Prof. Dr. Suparni Pamudji, MPA (5 Maret 1933 – 31 Maret 1994) adalah seorang akademisi dan birokrat dari Indonesia.
Riwayat Hidup
Kehidupan awal dan pendidikan
Pamudji lahir pada tanggal 5 Maret 1933 di Ngawi. Setelah menyelesaikan Sekolah Menengah Atas pada tahun 1953, Pamudji melanjutkan ke Fakultas Ilmu Sosial dan Politik di Universitas Gadjah Mada (UGM) dan lulus pada tahun 1959. Ia kembali berkuliah di Universitas Indiana pada tahun 1963 dan memperoleh gelar Master of Public Administration setelah menamatkan kuliahnya pada tahun 1965.[1]
Karier birokrasi
Kariernya dalam dunia birokrasi diawali dengan pengangkatan sebagai mantri di Kabupaten Malang pada tahun 1954. Ia diberhentikan dari jabatannya setahun kemudian karena kuliahnya di UGM. Usai menyelesaikan pendidikannya, ia mengajar di Akademi Pemerintahan Dalam Negeri sebagai seorang dosen. Setelah itu, ia dipromosikan sebagai Pembantu Rektor Bidang Akademik pada tahun 1972. Enam tahun kemudian, pada tahun 1978, ia dikukuhkan oleh Menteri Dalam Negeri sebagai Rektor Institut Ilmu Pemerintahan (penerus Akademi Pemerintahan Dalam Negeri).[1] Ia mengakhiri masa jabatannya sebagai rektor pada tanggal 21 Agustus 1984 dan digantikan oleh Zamhir Islamie.[2]
Setelah mengakhiri kiprahnya dalam dunia pendidikan pamong praja, ia masuk ke dalam Departemen Dalam Negeri. Ia ditetapkan sebagai Inspektur Jenderal Departemen Dalam Negeri pada bulan Maret 1984, menggantikan Prapto Prayitno yang ditunjuk sebagai duta besar.[3] Ia kemudian ditunjuk dan dilantik sebagai Wakil Gubernur Lembaga Ketahanan Nasional pada tanggal 1 Desember 1989.[4] Ia merangkap jabatan selama beberapa waktu hingga posisinya di Departemen Dalam Negeri digantikan oleh Soenirman Brotosandjojo.[5]
Demokrasi Pancasila
Pada tahun 1981, ketika menjabat sebagai Rektor Institut Ilmu Pemerintahan, Pamudji menulis buku yang berjudul Demokrasi Pancasila.[6] Dalam bukunya tersebut, Pamudji mengungkapkan sejumlah konsep yang berkaitan dengan Pancasila. Pamudji mendefinisikan Demokrasi Pancasila dalam buku tersebut sebagai "Kerakyatan yang dipimpin oleh hikmah kebijaksanaan dalam permusyawaratan perwakilan yang ber-Ketuhanan Yang Maha Esa, berkemanusiaan yang adil dan beradab, berpersatuan Indonesia, dan berkeadilan sosial bagi seluruh rakyat Indonesia."[7]
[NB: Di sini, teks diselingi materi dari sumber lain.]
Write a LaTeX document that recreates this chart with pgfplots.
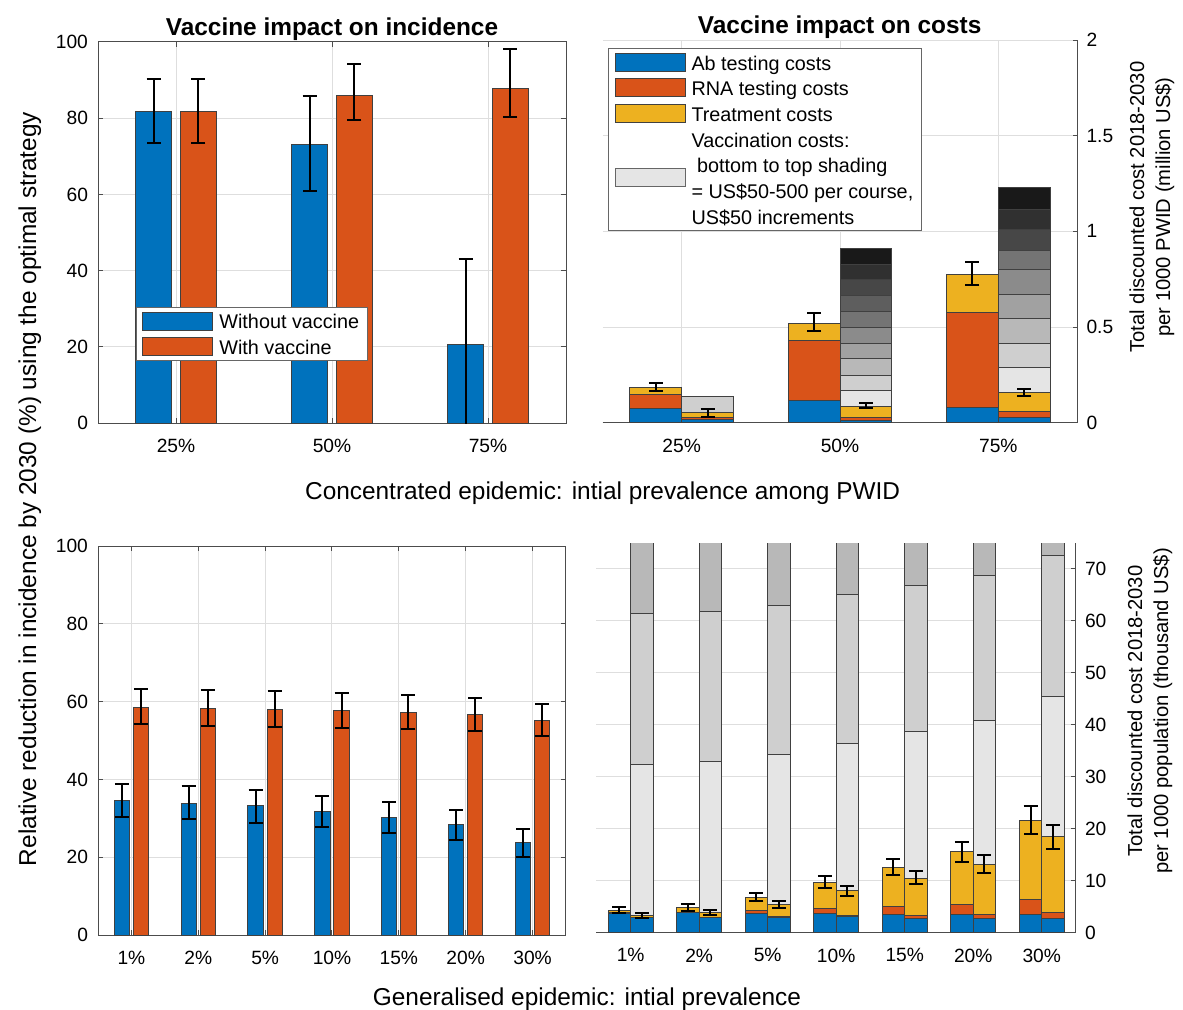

Pamudji juga mengungkapkan enam aspek utama dalam demokrasi Pancasila, yakni:
- aspek formal (proses dan bentuk badan perwakilan rakyat)
- aspek material (harkat dan martabat manusia)
- aspek normatif/kaidah (pembimbing dan kriteria untuk mencapai tujuan)
- aspek optatif (tujuan atau kehendak yang ingin dicapai)
- aspek organisasi (wadah pelaksanaan demokrasi)
- aspek kejiwaan (penyelenggaraan dan pemimpin negara)
dan dua aspek tambahan lainnya, yakni:
- aspek formal (pengambilan keputusan melalui musyawarah)
- aspek material/substansi/isi (cakupan demokrasi Pancasila).[8]
Wafat
Pamudji telah menderita penyakit ginjal sejak lama dan sudah pernah menjalani operasi ginjal di salah satu rumah sakit di Guangzhou, Tiongkok. Meskipun kondisinya sudah membaik, ia dibawa ke Rumah Sakit Pusat Angkatan Darat Gatot Soebroto pada bulan Januari 1990 dan dirawat di sana. Pamudji akhirnya wafat pada tanggal 31 Maret 1994 di rumah sakit tersebut. Jenazahnya disemayamkan di rumah duka di Jalan Pejaten Mas III Vila Pejaten Mas sebelum dikuburkan di Taman Pemakaman Umum Tanah Kusir Jakarta.[4]